Si dice infatti, che in questa zona esistessero dei passaggi collegati con le carceri dell’antica fortezza dei Ventimiglia. Sebbene oggi il castello sia completamente distrutto, fino ai primi dell’Ottocento erano ancora visibili parecchie stanze e il carcere demoliti con il pretesto di prelevare il materiale edilizio per la costruzione della Nuova Chiesa Madre (Scelsi I., p.36).
Le carceri del castello di Gratteri sono note per l’oscura vicenda di don Francesco II Ventimiglia, signore di Gratteri, che fece rapire nel 1359 da certi suoi sgherri il vescovo di Cefalù Niccolò De Burellis, che venne fatto morire di inedia in quel carcere per aver difeso energicamente i beni della chiesa e in particolare il caricatoio frumentario di Roccella (Pirri Rocco, Sicilia Sacra, Palermo, 1733, p.809).

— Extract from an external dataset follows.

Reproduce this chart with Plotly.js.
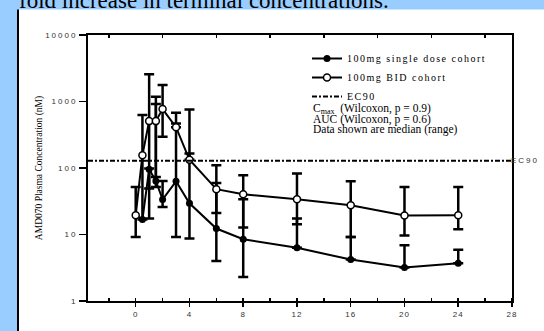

Si dice che il suo corpo venne ritrovato privo di vita in ginocchio e con gli occhi al cielo. Una storia (molto simile) diametralmente opposta a quella del Conte Ugolino della Gherardesca raccontata da Dante nella Divina Commedia, che venne rinchiuso crudelmente nel 1289 dall’Arcivescovo Ruggieri nella torre della Muda di Pisa e fatto morire di fame nel 1289 brancolando nel buio.